Avvinghiato ad Alessio, mentre si dimena come un gorilla impazzito, urlo alla signora di chiamare il padre per farlo tornare a casa. Il tempo passa inesorabile e il padre non risponde – Chiama la cooperativa! – urlo. E il tempo passa. E la crisi non si placa. Anzi. In alcuni frangenti sembra sgonfiarsi, ma appena mollo la presa Alessio riparte come sospinto da una forza inesauribile. Mentre la mia di forza, man mano che passa il tempo sembra volgere all’esaurimento e con lei, proporzionalmente, le mie tecniche di bloccaggio perdono di efficacia. Urlo sempre più forte per avere notizie dalla signora e sempre più spesso mi rendo conto che Alessio rischia di farsi male, sbattuto più volte sulle scale e contro il muro mentre tento di allontanare i suoi colpi e di sedare la sua ira.
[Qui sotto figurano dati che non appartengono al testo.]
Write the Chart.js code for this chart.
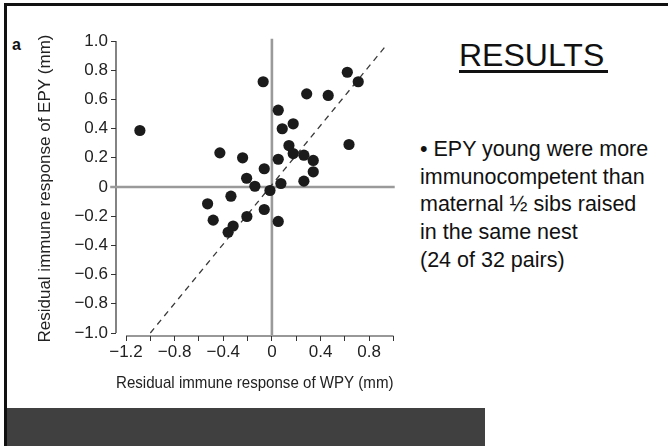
<!DOCTYPE html>
<html>
<head>
<meta charset="utf-8">
<script src="https://cdn.jsdelivr.net/npm/chart.js@4"></script>
<style>
  body { margin: 0; background: #fff; font-family: 'Liberation Sans', Arial, sans-serif; }
  #slide { position: relative; width: 668px; height: 446px; overflow: hidden; background: #fff; }
  #slide canvas { position: absolute; left: 0; top: 0; }
  .frame-top { position: absolute; left: 4px; right: 0; top: 3px; height: 3px; background: #111; }
  .frame-left { position: absolute; left: 4px; top: 3px; bottom: 0; width: 3px; background: #111; }
  .bar { position: absolute; left: 7px; top: 408px; width: 478px; height: 38px; background: #404040; }
  .panel { position: absolute; left: 12px; top: 37px; font-size: 16px; line-height: 16px; font-weight: bold; color: #111; }
  .title { position: absolute; left: 459px; top: 39px; font-size: 32px; line-height: 32px; color: #111; white-space: nowrap; }
  .title-rule { position: absolute; left: 459px; top: 70px; width: 149px; height: 3px; background: #111; }
  .notes { position: absolute; left: 420px; top: 136px; font-size: 21.5px; line-height: 27.7px; color: #111; white-space: nowrap; }
</style>
</head>
<body>
<div id="slide">
  <div class="frame-top"></div>
  <div class="frame-left"></div>
  <div class="bar"></div>
  <div class="panel">a</div>
  <div class="title">RESULTS</div>
  <div class="title-rule"></div>
  <div class="notes">• EPY young were more<br>immunocompetent than<br>maternal ½ sibs raised<br>in the same nest<br>(24 of 32 pairs)</div>
  <canvas id="scatter" width="668" height="446"></canvas>
</div>
<script>
// residual immune response (mm), one point per nest pair
var wpy = [-1.086, -0.428, -0.241, -0.208, -0.529, -0.337, -0.483, -0.360,
           -0.319, -0.206, -0.072, 0.620, 0.710, 0.286, 0.463, 0.052,
           0.085, 0.175, 0.634, 0.140, 0.175, 0.263, 0.340, 0.340,
           0.052, -0.063, 0.263, -0.140, 0.074, -0.016, -0.063, 0.052];
var epy = [0.387, 0.234, 0.200, 0.060, -0.115, -0.063, -0.227, -0.310,
           -0.267, -0.202, 0.721, 0.786, 0.721, 0.638, 0.627, 0.526,
           0.399, 0.433, 0.291, 0.284, 0.229, 0.218, 0.182, 0.104,
           0.190, 0.125, 0.040, 0.005, 0.024, -0.024, -0.154, -0.236];

// y = x reference (dashed)
var diagX = [-1.0, 0.95];
var diagY = [-1.0, 0.98];

// zero reference lines
var zeroSpanX = [-1.33, 1.01];
var zeroSpanY = [-1.02, 1.015];

var xTicks  = [-1.2, -1.0, -0.8, -0.6, -0.4, -0.2, 0, 0.2, 0.4, 0.6, 0.8, 1.0];
var xLabels = ['\u22121.2', '', '\u22120.8', '', '\u22120.4', '', '0', '', '0.4', '', '0.8', ''];
var yTicks  = [-1.0, -0.8, -0.6, -0.4, -0.2, 0, 0.2, 0.4, 0.6, 0.8, 1.0];
var yLabels = ['\u22121.0', '\u22120.8', '\u22120.6', '\u22120.4', '\u22120.2', '0', '0.2', '0.4', '0.6', '0.8', '1.0'];

Chart.defaults.font.family = "'Liberation Sans', Arial, sans-serif";
Chart.defaults.color = '#222';

function pairs(xs, ys) {
  return xs.map(function (v, i) { return { x: v, y: ys[i] }; });
}

// detached axis lines, drawn only over the labelled range
var axisLines = {
  id: 'axisLines',
  beforeDatasetsDraw: function (chart) {
    var ctx = chart.ctx, xs = chart.scales.x, ys = chart.scales.y, area = chart.chartArea;
    ctx.save();
    ctx.strokeStyle = '#333';
    ctx.lineWidth = 1.2;
    ctx.beginPath();
    ctx.moveTo(xs.getPixelForValue(xTicks[0]), area.bottom);
    ctx.lineTo(xs.getPixelForValue(xTicks[xTicks.length - 1]), area.bottom);
    ctx.moveTo(area.left, ys.getPixelForValue(yTicks[0]));
    ctx.lineTo(area.left, ys.getPixelForValue(yTicks[yTicks.length - 1]));
    ctx.stroke();
    ctx.restore();
  }
};

var zeroStyle = {
  type: 'line', showLine: true, borderColor: '#9a9a9a', borderWidth: 2.6,
  pointRadius: 0, fill: false, clip: false, order: 3
};

new Chart(document.getElementById('scatter'), {
  type: 'scatter',
  data: {
    datasets: [
      {
        label: 'pairs',
        data: pairs(wpy, epy),
        backgroundColor: '#1b1b1b',
        borderWidth: 0,
        pointRadius: 5.6,
        order: 0
      },
      {
        label: 'y=x',
        type: 'line', showLine: true, data: pairs(diagX, diagY),
        borderColor: '#3a3a3a', borderWidth: 1.3, borderDash: [6, 5],
        pointRadius: 0, fill: false, clip: false, order: 1
      },
      Object.assign({ label: 'zero y', data: pairs(zeroSpanX, [0, 0]) }, zeroStyle),
      Object.assign({ label: 'zero x', data: pairs([0, 0], zeroSpanY) }, zeroStyle)
    ]
  },
  options: {
    responsive: false,
    animation: false,
    layout: { padding: { left: 0, right: 274.5, top: 41, bottom: 48 } },
    plugins: { legend: { display: false }, tooltip: { enabled: false } },
    scales: {
      x: {
        type: 'linear',
        min: -1.2823,
        max: 1.0,
        afterFit: function (s) { s.height = 62; },
        afterBuildTicks: function (s) { s.ticks = xTicks.map(function (v) { return { value: v }; }); },
        grid: { drawOnChartArea: false, drawTicks: true, tickLength: 5, color: '#333', lineWidth: 1 },
        border: { display: false },
        ticks: {
          autoSkip: false, maxRotation: 0, padding: 1,
          font: { size: 17 }, color: '#222',
          callback: function (v, i) { return xLabels[i]; }
        },
        title: {
          display: true, text: 'Residual immune response of WPY (mm)',
          font: { size: 17 }, color: '#222', padding: { top: 0, bottom: 4 }
        }
      },
      y: {
        type: 'linear',
        min: -1.0205,
        max: 1.0,
        afterFit: function (s) { s.width = 116; },
        afterBuildTicks: function (s) { s.ticks = yTicks.map(function (v) { return { value: v }; }); },
        grid: { drawOnChartArea: false, drawTicks: true, tickLength: 5, color: '#333', lineWidth: 1 },
        border: { display: false },
        ticks: {
          autoSkip: false, padding: 3,
          font: { size: 17 }, color: '#222',
          callback: function (v, i) { return yLabels[i]; }
        },
        title: {
          display: true, text: 'Residual immune response of EPY (mm)',
          font: { size: 17 }, color: '#222', padding: { top: 35, bottom: 0 }
        }
      }
    }
  },
  plugins: [axisLines]
});
</script>
</body>
</html>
La salvezza arriva dalla dirimpettaia e zia di Alessio. Da dietro la porta di casa urla di fare come fa il padre – …e come fa il padre? – gli urlo. Fa con il gesto delle mani di scappare – e lo lascio solo? –. Mi risponde di si e che funziona sempre. – Quindi chissà quante volte succede anche con il padre! – Penso tra me. Conto allora fino a tre, lo lancio l’ultima volta a terra e comincio a correre giù per le scale. Riesco ad uscire dal portone che chiudo alle mie spalle. Una volta fuori mi piego sulle ginocchia e guardo la maglia completamente sformata e sporca di sangue. Allora mi guardo le braccia tumefatte, mi tocco il viso che brucia forte in più punti, sono completamente ricoperto di escoriazioni e di sangue. Il barbiere tunisino, che ormai è diventato anche il mio coiffeur di fiducia, esce dal negozio e mi viene incontro con l’espressione allarmata – Ma cosa è successo? Il ragazzo? – Mi chiede rivolgendo lo sguardo verso le finestre. – Vado a prenderti qualcosa per asciugarti…-.
Prendo il cellulare, chiamo la coop. Alterato e perentorio chiedo della responsabile – immediatamente! -. Le racconto dell’accaduto, lei mi dice di attendere, che sarebbe arrivata il prima possibile e che avrebbe chiamato lei il 118.
Il primo a comparire sulla scena è un collega. Al suo arrivo mi dice di aver ricevuto la chiamata della responsabile che le ha imposto di raggiungermi in supporto. Ci guardiamo stupefatti facendoci la stessa domanda – in supporto di che? Ormai è finita!
Mentre attendiamo, la rabbia mi fa ribollire il sangue specialmente con le urla di Alessio che ancora arrivano dal pianerottolo dove l’ho lasciato.
Arriva la responsabile e poco dopo l’ambulanza. L’infermiere mi guarda e mi ricorda che la loro presenza è per Alessio e che io devo andare a farmi refertare in ospedale.
Mentre stiamo andando verso la macchina arriva il padre che prima si avvicina per guardarmi, poi, come se avesse finalmente realizzato della gravità dei fatti, volge il viso verso il portone e se ne va in silenzio senza dire nulla.
6 giorni di INAIL. L’utenza è rimasta singola.